With over ten years of professional experience in luxury hotels, five-star resorts, fine dining restaurants and international VIP private residences, I bring a strong background in high-end culinary operations, team leadership and refined guest service.
Throughout my career, I have worked in prestigious environments including five-star hotels, Michelin-oriented kitchens and exclusive private residences, where attention to detail, consistency and discretion are essential. I have developed solid expertise in kitchen leadership, menu development, staff training, cost control and daily operations, ensuring high standards across breakfast, à la carte, fine dining and high-volume services.
In my most recent role as Sous Chef in a VIP Private Residence in Riyadh, I have been responsible for managing daily culinary operations, supporting the Executive Chef in creating customized menus for high-profile guests, and delivering personalized dining experiences aligned with luxury hospitality standards.

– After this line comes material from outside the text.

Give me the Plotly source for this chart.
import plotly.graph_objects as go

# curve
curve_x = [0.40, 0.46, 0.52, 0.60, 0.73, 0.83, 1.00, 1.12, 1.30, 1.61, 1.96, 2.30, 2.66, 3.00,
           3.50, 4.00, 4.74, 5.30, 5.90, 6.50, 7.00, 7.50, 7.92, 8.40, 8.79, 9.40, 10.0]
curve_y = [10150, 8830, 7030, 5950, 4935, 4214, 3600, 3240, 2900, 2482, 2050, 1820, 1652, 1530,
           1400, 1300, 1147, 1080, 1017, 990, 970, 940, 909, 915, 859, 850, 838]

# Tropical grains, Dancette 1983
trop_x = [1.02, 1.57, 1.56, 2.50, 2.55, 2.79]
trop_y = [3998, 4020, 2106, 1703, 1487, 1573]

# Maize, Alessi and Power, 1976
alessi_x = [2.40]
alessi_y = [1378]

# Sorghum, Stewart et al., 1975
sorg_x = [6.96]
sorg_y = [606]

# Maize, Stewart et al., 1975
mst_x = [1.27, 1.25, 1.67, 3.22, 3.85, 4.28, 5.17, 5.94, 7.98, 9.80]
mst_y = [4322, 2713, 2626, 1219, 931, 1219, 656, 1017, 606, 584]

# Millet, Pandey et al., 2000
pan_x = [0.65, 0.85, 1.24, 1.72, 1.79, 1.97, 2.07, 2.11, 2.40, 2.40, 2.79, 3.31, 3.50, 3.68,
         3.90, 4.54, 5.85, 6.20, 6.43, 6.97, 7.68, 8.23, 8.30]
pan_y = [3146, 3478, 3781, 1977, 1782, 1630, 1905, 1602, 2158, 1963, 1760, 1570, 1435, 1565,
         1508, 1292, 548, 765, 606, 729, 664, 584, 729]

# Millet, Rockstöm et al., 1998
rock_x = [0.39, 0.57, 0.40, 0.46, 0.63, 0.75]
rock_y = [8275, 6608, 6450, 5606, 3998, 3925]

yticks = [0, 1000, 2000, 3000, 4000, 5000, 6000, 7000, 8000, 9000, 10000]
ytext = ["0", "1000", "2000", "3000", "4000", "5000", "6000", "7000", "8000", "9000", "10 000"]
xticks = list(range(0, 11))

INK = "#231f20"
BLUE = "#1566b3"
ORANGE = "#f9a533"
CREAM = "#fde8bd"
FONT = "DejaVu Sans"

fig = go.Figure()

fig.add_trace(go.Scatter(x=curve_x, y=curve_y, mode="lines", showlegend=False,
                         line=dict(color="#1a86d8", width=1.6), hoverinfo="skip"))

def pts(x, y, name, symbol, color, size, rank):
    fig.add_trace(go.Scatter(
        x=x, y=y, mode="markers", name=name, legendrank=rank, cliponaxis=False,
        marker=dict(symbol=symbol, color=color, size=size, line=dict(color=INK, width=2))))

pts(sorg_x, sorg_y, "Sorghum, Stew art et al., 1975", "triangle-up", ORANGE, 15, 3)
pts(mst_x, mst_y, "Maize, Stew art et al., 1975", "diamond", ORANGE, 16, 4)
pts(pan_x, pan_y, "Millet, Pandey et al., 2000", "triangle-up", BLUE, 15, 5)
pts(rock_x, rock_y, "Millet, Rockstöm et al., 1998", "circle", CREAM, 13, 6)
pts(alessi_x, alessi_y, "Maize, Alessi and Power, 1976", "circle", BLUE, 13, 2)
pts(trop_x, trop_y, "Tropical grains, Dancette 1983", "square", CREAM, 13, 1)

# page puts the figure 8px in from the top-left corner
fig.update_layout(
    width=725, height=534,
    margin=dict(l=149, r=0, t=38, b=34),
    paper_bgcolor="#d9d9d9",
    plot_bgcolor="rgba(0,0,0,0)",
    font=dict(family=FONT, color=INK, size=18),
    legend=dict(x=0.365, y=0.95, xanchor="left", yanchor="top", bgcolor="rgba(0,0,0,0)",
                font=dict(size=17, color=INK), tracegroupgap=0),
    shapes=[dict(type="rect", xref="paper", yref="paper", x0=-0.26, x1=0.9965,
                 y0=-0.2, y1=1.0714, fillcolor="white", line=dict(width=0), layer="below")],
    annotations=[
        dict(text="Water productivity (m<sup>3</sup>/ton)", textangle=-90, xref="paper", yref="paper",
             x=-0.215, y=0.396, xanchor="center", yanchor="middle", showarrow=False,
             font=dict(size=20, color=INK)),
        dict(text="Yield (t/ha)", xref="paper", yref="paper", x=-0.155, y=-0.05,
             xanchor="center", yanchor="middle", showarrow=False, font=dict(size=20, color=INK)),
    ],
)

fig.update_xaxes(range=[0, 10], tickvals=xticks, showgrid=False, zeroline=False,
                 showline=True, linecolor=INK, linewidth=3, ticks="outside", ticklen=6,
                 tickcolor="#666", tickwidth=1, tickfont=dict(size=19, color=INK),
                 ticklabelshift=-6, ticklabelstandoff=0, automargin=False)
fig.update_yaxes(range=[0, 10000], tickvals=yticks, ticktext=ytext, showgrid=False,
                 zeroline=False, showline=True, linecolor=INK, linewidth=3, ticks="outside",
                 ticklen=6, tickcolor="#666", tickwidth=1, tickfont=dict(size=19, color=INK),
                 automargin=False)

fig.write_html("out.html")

Previously, as Sous Chef at Hotel Le Fontanelle (5★) and Hilton Labriz Resort (5★), I contributed to menu creation in collaboration with Michelin-starred consultants, led multicultural kitchen teams, and maintained excellence in food quality, hygiene standards and operational efficiency.

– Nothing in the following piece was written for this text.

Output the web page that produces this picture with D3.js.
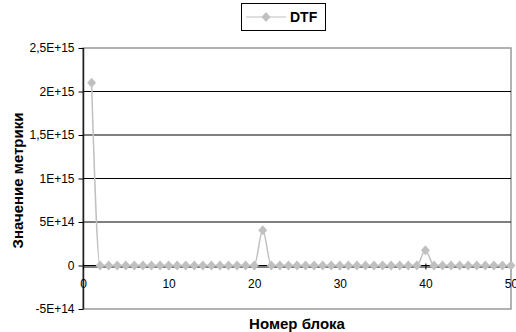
<!DOCTYPE html>
<html>
<head>
<meta charset="utf-8">
<script src="https://cdn.jsdelivr.net/npm/d3@7"></script>
<style>
  html, body { margin: 0; padding: 0; background: #fff; }
  svg { display: block; font-family: "Liberation Sans", Arial, sans-serif; }
</style>
</head>
<body>
<svg id="chart" width="516" height="332"></svg>
<script>
// Block numbers and DTF metric per block
const blocks = d3.range(1, 51);
const dtfValues = [
  2.1e15, 0, 0, 0, 0, 0, 0, 0, 0, 0,
  0, 0, 0, 0, 0, 0, 0, 0, 0, 0,
  4.05e14, 0, 0, 0, 0, 0, 0, 0, 0, 0,
  0, 0, 0, 0, 0, 0, 0, 0, 0, 1.75e14,
  0, 0, 0, 0, 0, 0, 0, 0, 0, 0
];
const yTicks = [-5e14, 0, 5e14, 1e15, 1.5e15, 2e15, 2.5e15];
const yTickLabels = ["-5E+14", "0", "5E+14", "1E+15", "1,5E+15", "2E+15", "2,5E+15"];
const xTicks = [0, 10, 20, 30, 40, 50];
const seriesName = "DTF";

const data = blocks.map((b, i) => ({ x: b, y: dtfValues[i] }));

const svg = d3.select("#chart");
const plot = { left: 83, right: 511, top: 48, bottom: 309 };
const seriesColor = "#c0c0c0";
const font = "Liberation Sans, Arial, sans-serif";

const x = d3.scaleLinear().domain([0, 50]).range([plot.left, plot.right]);
const y = d3.scaleLinear().domain([-5e14, 2.5e15]).range([plot.bottom, plot.top]);

// Plot frame
svg.append("rect")
  .attr("x", plot.left).attr("y", plot.top)
  .attr("width", plot.right - plot.left).attr("height", plot.bottom - plot.top)
  .attr("fill", "none").attr("stroke", "#999").attr("stroke-width", 1.5);

// Horizontal gridlines
svg.append("g").selectAll("line")
  .data(yTicks.filter(t => t > -5e14 && t < 2.5e15))
  .join("line")
  .attr("x1", plot.left).attr("x2", plot.right)
  .attr("y1", d => y(d)).attr("y2", d => y(d))
  .attr("stroke", "#000").attr("stroke-width", 1);

// Y axis
const yAxis = d3.axisLeft(y).tickValues(yTicks)
  .tickFormat((d, i) => yTickLabels[i]).tickSize(5).tickPadding(4);
const yg = svg.append("g").attr("transform", `translate(${plot.left + 0.5},0)`).call(yAxis);
yg.select(".domain").attr("stroke", "#222").attr("stroke-width", 1.5)
  .attr("d", `M0,${plot.top}V${plot.bottom}`);
yg.selectAll(".tick line").attr("stroke", "#000");
yg.selectAll("text").attr("font-size", 12).attr("fill", "#000").attr("font-family", font);

// X axis at zero, ticks crossing the line
const x0 = Math.round(y(0)) + 0.5;
const xAxis = d3.axisBottom(x).tickValues(xTicks).tickSize(0).tickPadding(13);
const xg = svg.append("g").attr("transform", `translate(0,${x0})`).call(xAxis);
xg.select(".domain").attr("stroke", "#000");
xg.selectAll(".tick line").attr("y1", -3).attr("y2", 3).attr("stroke", "#000");
xg.selectAll("text").attr("font-size", 12).attr("fill", "#000").attr("font-family", font);

// Smoothed series line
const line = d3.line().x(d => x(d.x)).y(d => y(d.y)).curve(d3.curveMonotoneX);
svg.append("path").datum(data)
  .attr("d", line).attr("fill", "none")
  .attr("stroke", seriesColor).attr("stroke-width", 1.5);

// Diamond markers (slightly taller than wide)
const diamondPath = "M0,-5L4.5,0L0,5L-4.5,0Z";
svg.append("g").selectAll("path")
  .data(data).join("path")
  .attr("transform", d => `translate(${x(d.x)},${y(d.y)})`)
  .attr("d", diamondPath).attr("fill", seriesColor);

// Axis titles
svg.append("text")
  .attr("x", 297).attr("y", 329)
  .attr("text-anchor", "middle").attr("font-size", 15).attr("font-weight", "bold")
  .text("Номер блока");
svg.append("text")
  .attr("transform", `translate(23,${(plot.top + plot.bottom) / 2 + 2}) rotate(-90)`)
  .attr("text-anchor", "middle").attr("font-size", 15).attr("font-weight", "bold")
  .text("Значение метрики");

// Legend
const lg = svg.append("g");
lg.append("rect").attr("x", 241.5).attr("y", 3.5).attr("width", 84).attr("height", 27)
  .attr("fill", "#fff").attr("stroke", "#000").attr("stroke-width", 1);
lg.append("line").attr("x1", 246).attr("x2", 286).attr("y1", 17).attr("y2", 17)
  .attr("stroke", seriesColor).attr("stroke-width", 1.2);
lg.append("path").attr("transform", "translate(266,17)").attr("d", diamondPath).attr("fill", seriesColor);
lg.append("text").attr("x", 290).attr("y", 22).attr("font-size", 14)
  .attr("font-weight", "bold").text(seriesName);
</script>
</body>
</html>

I am a motivated, reliable and hands-on professional, accustomed to working in demanding international environments and multicultural teams. I take pride in leading by example, mentoring junior chefs and maintaining calm, structured kitchens under pressure.
I would welcome the opportunity to further discuss how my experience and culinary philosophy could contribute to your team. Thank you for considering my application.